Carta atrasada

Querida amiga:

Terá sido transmissão de pensamento, ou algo assim, o que me fez pensar em ti seguidas vezes, ao longo dos últimos meses? Sim, não vais acreditar, pensei na possibilidade de, depois de tanto tempo, nos encontrarmos para conversar. Motivo? Qualquer pretexto seria válido. Afinal, já se vão anos que convivemos, na época (tão difícil para mim) em que ingressei como professora da universidade. Naquele ambiente competitivo, em que disputas acirradas se travavam, em que dardos eram arremessados de onde muitas vezes não se poderia imaginar, tu representaste para mim um escudo eficaz. Isso, contei com a tua velada proteção, tu, a pessoa que me tinhas convidado, quando eu era ainda estudante universitária, para começar, numa escola municipal, as minhas atividades docentes.

Nos últimos anos, quando me aposentei e tu, após período de merecida aposentadoria, resolveste voltar a trabalhar, naquele mesmo curso onde tinhas desempenhado um papel tão importante de coordenadora, e voltaste com a tua sabedoria e a tua simplicidade, veio-me algumas vezes a necessidade de uma aproximação. Queria que ouvisses a minha versão dos conflitos que ocorreram naquela época, e que te foram passados por terceiros, queria que compreendesses a minha posição, queria, sejamos francas, me justificar. Como a filha que se dirige à mãe em busca de compreensão. De alívio.

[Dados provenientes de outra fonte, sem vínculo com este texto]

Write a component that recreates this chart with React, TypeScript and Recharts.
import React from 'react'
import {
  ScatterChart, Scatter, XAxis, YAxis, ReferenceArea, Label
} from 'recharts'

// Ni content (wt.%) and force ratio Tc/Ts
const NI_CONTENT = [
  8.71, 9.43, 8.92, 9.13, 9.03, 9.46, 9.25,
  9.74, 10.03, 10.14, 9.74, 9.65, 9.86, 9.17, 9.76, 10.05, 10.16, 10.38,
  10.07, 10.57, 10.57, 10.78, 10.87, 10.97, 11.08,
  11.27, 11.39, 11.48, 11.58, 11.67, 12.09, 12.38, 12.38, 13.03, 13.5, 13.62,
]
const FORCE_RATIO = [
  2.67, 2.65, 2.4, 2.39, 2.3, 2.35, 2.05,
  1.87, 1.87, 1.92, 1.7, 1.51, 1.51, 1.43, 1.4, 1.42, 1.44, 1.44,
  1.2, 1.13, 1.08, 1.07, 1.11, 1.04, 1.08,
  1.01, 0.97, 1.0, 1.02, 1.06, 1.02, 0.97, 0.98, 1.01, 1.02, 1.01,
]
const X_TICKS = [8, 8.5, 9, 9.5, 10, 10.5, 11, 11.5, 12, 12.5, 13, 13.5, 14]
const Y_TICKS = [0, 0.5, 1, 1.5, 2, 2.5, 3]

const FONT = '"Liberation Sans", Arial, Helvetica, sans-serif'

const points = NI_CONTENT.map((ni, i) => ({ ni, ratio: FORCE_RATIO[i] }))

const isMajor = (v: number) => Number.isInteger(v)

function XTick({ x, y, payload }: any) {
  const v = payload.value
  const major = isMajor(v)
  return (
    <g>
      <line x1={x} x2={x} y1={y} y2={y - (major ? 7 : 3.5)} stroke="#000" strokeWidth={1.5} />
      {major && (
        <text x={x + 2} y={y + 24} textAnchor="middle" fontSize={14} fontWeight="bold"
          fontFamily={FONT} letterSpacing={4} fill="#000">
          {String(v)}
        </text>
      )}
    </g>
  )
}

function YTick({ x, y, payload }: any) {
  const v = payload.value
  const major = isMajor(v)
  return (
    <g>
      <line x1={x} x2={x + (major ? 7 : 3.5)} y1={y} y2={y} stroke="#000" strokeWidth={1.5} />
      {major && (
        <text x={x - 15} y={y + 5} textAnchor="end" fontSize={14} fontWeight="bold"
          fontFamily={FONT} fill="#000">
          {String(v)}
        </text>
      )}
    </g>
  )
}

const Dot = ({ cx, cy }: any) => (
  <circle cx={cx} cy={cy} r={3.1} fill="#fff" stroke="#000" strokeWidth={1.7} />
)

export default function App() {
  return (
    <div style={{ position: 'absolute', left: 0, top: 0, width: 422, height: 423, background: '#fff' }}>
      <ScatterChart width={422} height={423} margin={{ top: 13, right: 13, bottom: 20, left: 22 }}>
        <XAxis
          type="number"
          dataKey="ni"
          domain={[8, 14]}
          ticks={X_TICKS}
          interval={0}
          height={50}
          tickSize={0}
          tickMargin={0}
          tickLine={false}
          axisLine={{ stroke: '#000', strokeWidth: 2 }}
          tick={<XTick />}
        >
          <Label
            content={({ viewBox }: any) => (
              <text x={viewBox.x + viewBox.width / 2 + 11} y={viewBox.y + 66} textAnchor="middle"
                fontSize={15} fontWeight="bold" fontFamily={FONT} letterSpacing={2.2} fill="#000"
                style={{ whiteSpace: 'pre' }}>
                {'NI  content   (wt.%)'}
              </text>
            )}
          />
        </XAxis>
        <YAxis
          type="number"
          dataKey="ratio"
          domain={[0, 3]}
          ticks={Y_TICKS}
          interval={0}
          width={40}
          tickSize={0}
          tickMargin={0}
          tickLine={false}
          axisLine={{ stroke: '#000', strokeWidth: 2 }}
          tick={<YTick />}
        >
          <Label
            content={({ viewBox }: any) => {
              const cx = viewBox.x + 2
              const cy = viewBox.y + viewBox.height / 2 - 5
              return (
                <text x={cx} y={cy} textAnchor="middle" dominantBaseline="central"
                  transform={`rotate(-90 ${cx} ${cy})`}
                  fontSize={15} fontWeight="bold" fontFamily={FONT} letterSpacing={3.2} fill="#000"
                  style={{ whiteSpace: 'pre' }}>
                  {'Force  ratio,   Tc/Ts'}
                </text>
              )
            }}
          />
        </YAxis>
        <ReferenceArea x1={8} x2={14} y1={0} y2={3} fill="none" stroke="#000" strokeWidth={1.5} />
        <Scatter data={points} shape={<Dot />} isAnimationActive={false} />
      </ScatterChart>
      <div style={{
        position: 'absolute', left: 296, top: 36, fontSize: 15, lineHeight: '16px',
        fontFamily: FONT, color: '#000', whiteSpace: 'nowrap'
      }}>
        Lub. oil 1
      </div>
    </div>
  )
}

Que surpresa me fulminou quando soube do que aconteceu! Ainda não me conformei por não ter sabido que um tumor na cabeça te derrubou. Por não ter nem ao menos sabido que estavas com problemas de saúde. Já me contaram o desfecho. Fiquei sem chão. Agora te dirijo a minha carta, importa que, de onde estejas, possas ter ciência de que queria um contato. Tu foste muito importante na minha vida. Que estejas com Deus, querida amiga!